I could raise the dead, and cause mountains to run.
All you seek, I could give, and pleased you would be.
You would have what you want--but, you wouldn't know ME.

"You'd not know the depth of my love for each saint;
You'd not know the power that I give to the faint;
You'd not learn to see through the clouds of despair;
You'd not learn to trust just by knowing I'm there;
You'd not know the joy of resting in me
When darkness and silence were all you could see.

"You'd never experience that fullness of love
As the peace of my Spirit descends like a dove;
You'd know that I give and I save. . .(for a start),
But you'd not know the depth of the beat of my heart.

"The glow of my comfort late into the night.
The faith that I give when you walk without sight,
The depth that's beyond getting just what you asked
Of an infinite God, who makes what you have LAST.

"You'd never know, should your pain quickly flee,
What it means that 'My grace is sufficient for thee.'
Yes, your dreams for your loved ones overnight would come true,
But, oh, the loss! if I lost what I'm doing in you!

"So, be silent, my child, and in time you will see
THAT THE GREATEST OF GIFTS IS TO GET TO KNOW ME.
And though oft may my answers seem terribly late,
My wisest of answers is still but to WAIT."


~Author Russell Kelfer ~


No Reply...

After I got off the phone with R on Monday - I sent her an e-mail letting her know it was nice talking to her and I looked forward to talking to her again and hopefully meeting soon. She has not replied. Wednesday, she had a doctor appt and would find out whether she is having a boy or a girl. As promised, I called to see how she made out. She did not return my call. I tried again on Friday morning. She answered the phone but asked if she could call me back. I said "Of course, whenever it is good for you". She did not call me back. I believe it's yet another dead end.

1 Boy, 2 Girls?












Have you wondered how many pregnancies and whether it will be a girl or a boy?

Let the needle tell you.

Here is a method that may surprise you.

What to do:

Thread a sewing needle and knot it (so the needle hangs about 6-10 inches from the knot).

Hold your left hand out, palm down.

Hold the knot in your right hand with the forefinger and thumb only.

Holding your left hand still, swing the needle so the needle hits the inside curve of your thumb (where the thumb meets the hand) three times.

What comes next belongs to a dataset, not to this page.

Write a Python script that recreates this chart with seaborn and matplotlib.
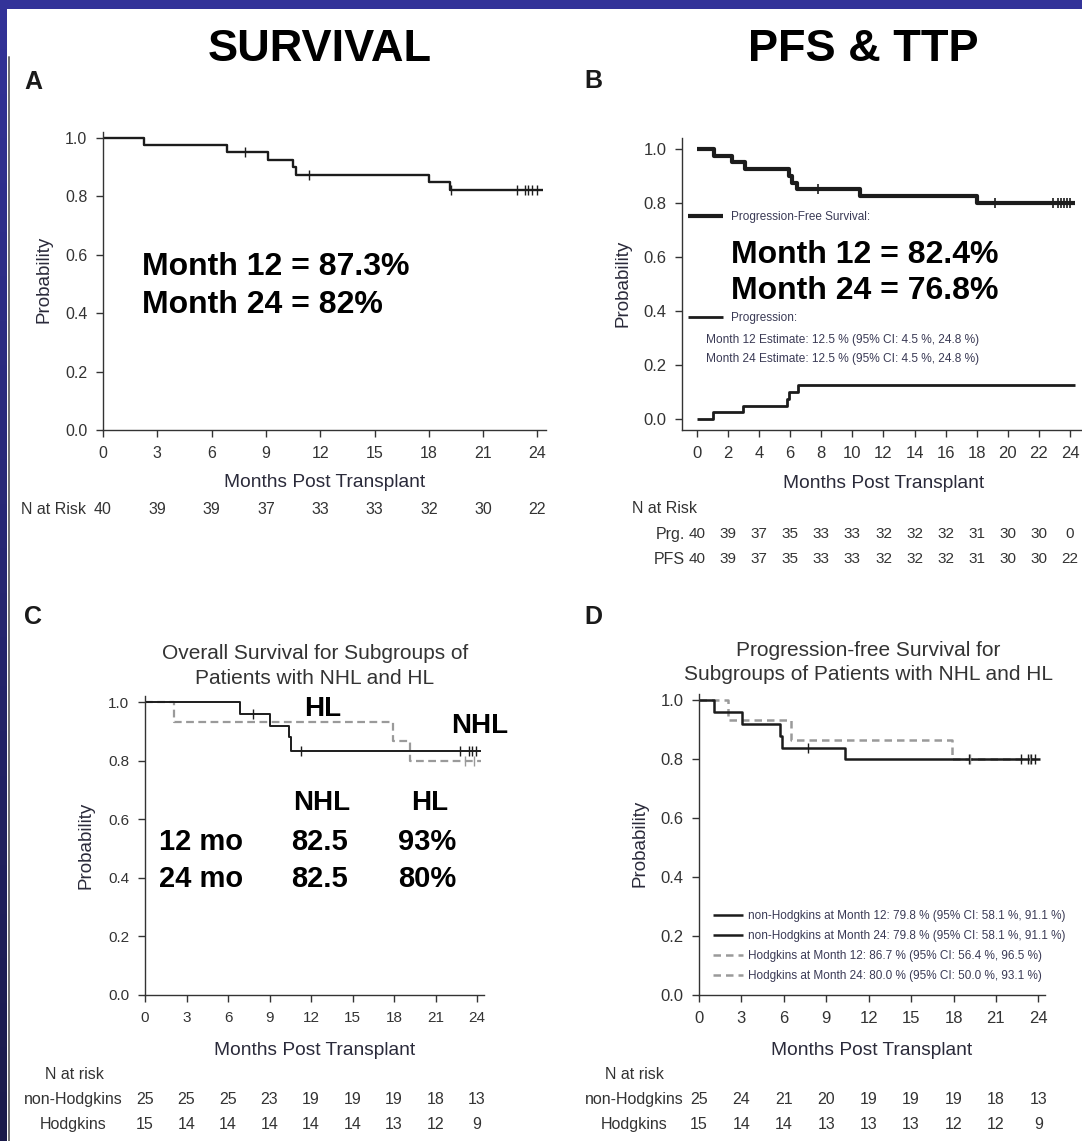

Then turn your left hand over and move the right hand over the left, holding the needle just an inch or so above the palm of the left hand.

Hold both hands still and let the needle do the work.

The needle will begin to move:
Circles = girls
Lines = boys

It will stop moving completely in between each pregnancy.

Turn off any fans and make sure circulating air is not affecting the reading. ENJOY!


IF there's any truth behind this - and IF it works for adoptions. . we'll have 1 boy, followed by 3 girls! Anyone else care to give it a whirl?